The letter to which Clark refers was a signed document from Yasuaki Kagami, Argyle’s main shareholder, dated December 3 2010, which assured a £2m sum to be delivered in four instalments of £500 000, starting in December last year and stretching to March 2011. The first two payments never arrived. Clark admitted: “Logic would dictate the next two payments won’t arrive either but we’ll wait and see. We’ve had no money at all from our Japanese-based owners since they took over in 2008. One Argyle fan in Japan even went to Kagami’s office with a TV crew and a petition of 6000 names to try and get him to do something, but didn’t get anywhere.” The third payment is due at the end of the month.
Clark feels Plymouth’s unfashionable status and distance from the rest of the football world left Argyle in trouble, and without the spotlight their situation deserved. “We’re out the way down here, forgotten about. When you look at the coverage Sheffield Wednesday and Crystal Palace received, it pales into comparison. No-one hates us, except maybe Exeter fans, and when Newcastle came down here last season their fans had a great time, they said. They were amazed at how nice and friendly everyone was.”

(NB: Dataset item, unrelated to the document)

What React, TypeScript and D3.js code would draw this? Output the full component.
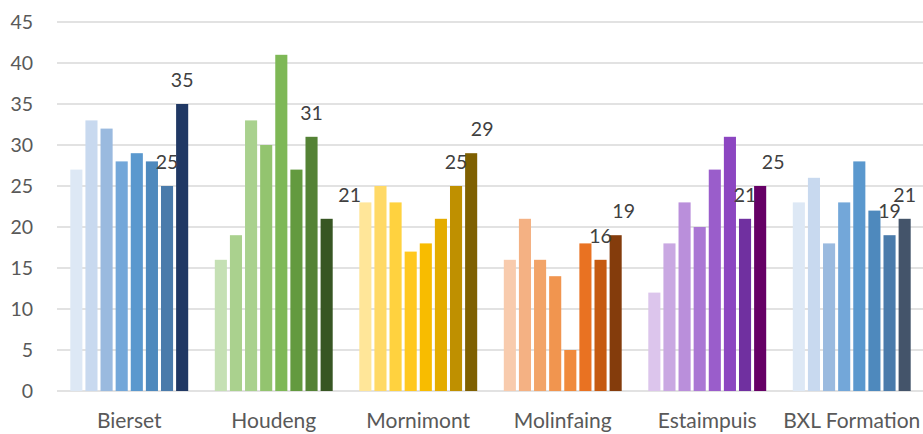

Despite the boost of avoiding the pair of winding up orders, Clark remains cautious about the club’s future. “If Argyle failed and went out of business, which is still a possibility in the summer, we would be the biggest club to go bust. You can’t rule it out. Plymouth would then be the biggest city in the country without a professional football club.” He continued: “We’ll work with anybody to help. There are three rumoured groups of investors in Argyle but I’m not sure who they are. It could just be someone has said they’re interested, whether they could actually invest is another matter. But investment in football to me is strange. I think it just means losing more money.”